There are no set guidelines for interviewing, no formulas, and no strategems commonly prescribed by its users. Researchers disagree about when focus group interviews are appropriate and how research should be done.
Perhaps the most serious problem that has intensified with higher costs of quantitative research is the use of focus groups as the sole source of information in planning and decision-making. While the technique can provide considerable data at modest cost, the results are based on small, non-
random samples that cannot be projected to the entire market.
Focus group interviews are easy to set up but can be difficult to moderate and interpret; hence, easily misused.
Researchers may be misled by the seeming simplicity of the method. For example, in the problem analysis task of new-product research, respondents may not be able to perceive what problems they have with product use, or may be unable or unwilling to verbalize them.
Other limitations have been noted by various sources:
- Research findings are suggestive only; the investigation does not follow scientific methods.
- The method risks client misinterpretations of singular comments.
- Focus groups require trained moderators to generate useful data and to minimize biases in its observation and interpretation. Highly-skilled moderators are scarce.
The focus group interview is one of a number of effective qualitative research techniques that can be profitably employed to help marketing managers make better decisions. Its growing popularity reflects its adaptability to such decision areas as new product development, advertising campaigns, and evaluation of existing marketing strategies.
Organizations find that quick focus group interviews can provide insights that help bridge the gap between marketing management at the manufacturing level and the product end user. Focus groups can generate hypotheses in the preliminary stages of research, and help guide questionnaire construction, lessening the risk of addressing the wrong problem in the wrong manner.

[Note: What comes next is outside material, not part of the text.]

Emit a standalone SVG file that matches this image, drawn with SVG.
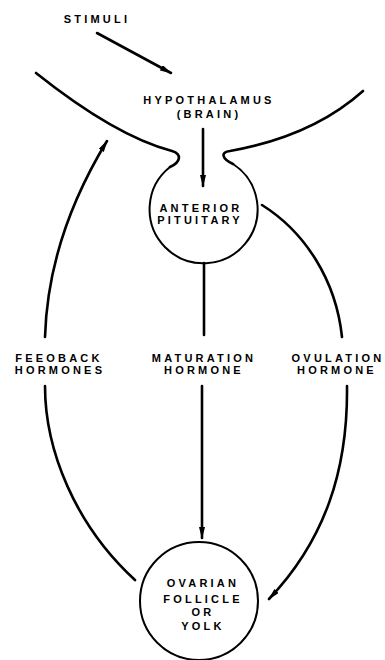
<svg xmlns="http://www.w3.org/2000/svg" width="385" height="660" viewBox="0 0 385 660">
<defs>
<marker id="ah" viewBox="0 0 12 6" refX="11" refY="3" markerWidth="12" markerHeight="6" markerUnits="userSpaceOnUse" orient="auto">
<path d="M0,0 L12,3 L0,6 Z" fill="#000"/>
</marker>
<style>
text{font-family:"Liberation Sans",Arial,sans-serif;font-size:11px;font-weight:bold;letter-spacing:3.2px;text-anchor:middle;fill:#000}
.ln{fill:none;stroke:#000;stroke-width:2.6;stroke-linecap:round}
.cl{fill:none;stroke:#000;stroke-width:2}
</style>
</defs>
<rect width="385" height="660" fill="#fff"/>
<g id="stimuli">
<text x="97" y="23">STIMULI</text>
</g>
<g id="hypothalamus">
<path class="ln" d="M36,73 C85,112 130,140 172,151 C182,154 181,162 170,167"/>
<path class="ln" d="M233,164 C222,159 220,152 230,151 C275,143 325,125 363,91"/>
<text x="209" y="104">HYPOTHALAMUS</text>
<text x="209" y="118">(BRAIN)</text>
</g>
<g id="pituitary">
<path class="cl" d="M170,167 A54 54 0 1 0 233,164"/>
<text x="201" y="212">ANTERIOR</text>
<text x="200" y="224">PITUITARY</text>
</g>
<g id="ovary">
<circle class="cl" cx="199" cy="601" r="59"/>
<text x="203" y="587">OVARIAN</text>
<text x="203" y="603">FOLLICLE</text>
<text x="203" y="616">OR</text>
<text x="203" y="630">YOLK</text>
</g>
<g id="labels">
<text x="59" y="362">FEEOBACK</text>
<text x="60" y="374">HORMONES</text>
<text x="204" y="362">MATURATION</text>
<text x="204" y="374">HORMONE</text>
<text x="338" y="362">OVULATION</text>
<text x="337" y="374">HORMONE</text>
</g>
<g id="connectors">
<path class="ln" d="M97,33 L171,73" marker-end="url(#ah)"/>
<path class="ln" d="M203,129 L203,186" marker-end="url(#ah)"/>
<path class="ln" d="M204,263 L204,335"/>
<path class="ln" d="M202,386 L202,538" marker-end="url(#ah)"/>
<path class="ln" d="M135,580 C75,525 45,450 45,386"/>
<path class="ln" d="M45,337 C47,270 68,205 107,141" marker-end="url(#ah)"/>
<path class="ln" d="M262,205 C305,232 336,280 342,337"/>
<path class="ln" d="M347,386 C348,470 325,540 269,599" marker-end="url(#ah)"/>
</g>
</svg>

Focus groups have a number of limitations. Poorly trained moderators can bias group results, or fail to uncover relevant information, a costly error if it misdirects later research. Many users caution against generalizing from focus group results to the entire market.
There are considerable differences of opinion about the appropriateness of focus group research in meeting different decision needs, on the need for respondent homogeneity, the skill requirements of moderators, and rules for determining the number of focus groups needed.
Applications to Small Business
Focus group interviews represent a practical research tool for a variety of smaller organizations. The new business establishing a consumer database may find focus group interviews helpful in gaining familiarity with its customers.
Nonprofit organizations in the service sector, such as community hospitals and public libraries, have successfully used focus groups of their patrons to elicit ideas and evaluate different aspects of their marketing programs.
The small business with little market research experience which faces tight funding should be aware that numerous organizations of all sizes now provide focus group research capabilities, often including complete physical facilities for con¬ducting interviews. Single focus group sessions may be produced for $2,500 to $3,500, including incentive payments to recruit participants.
Some smaller organizations have used focus groups as an inexpensive alternative to more expensive consumer surveys. These organizations should caution against relying on focus groups as conclusive data that reliably represent behavior of its market segments. As focus groups are not scientific, controlled research, validity of findings must always be questioned.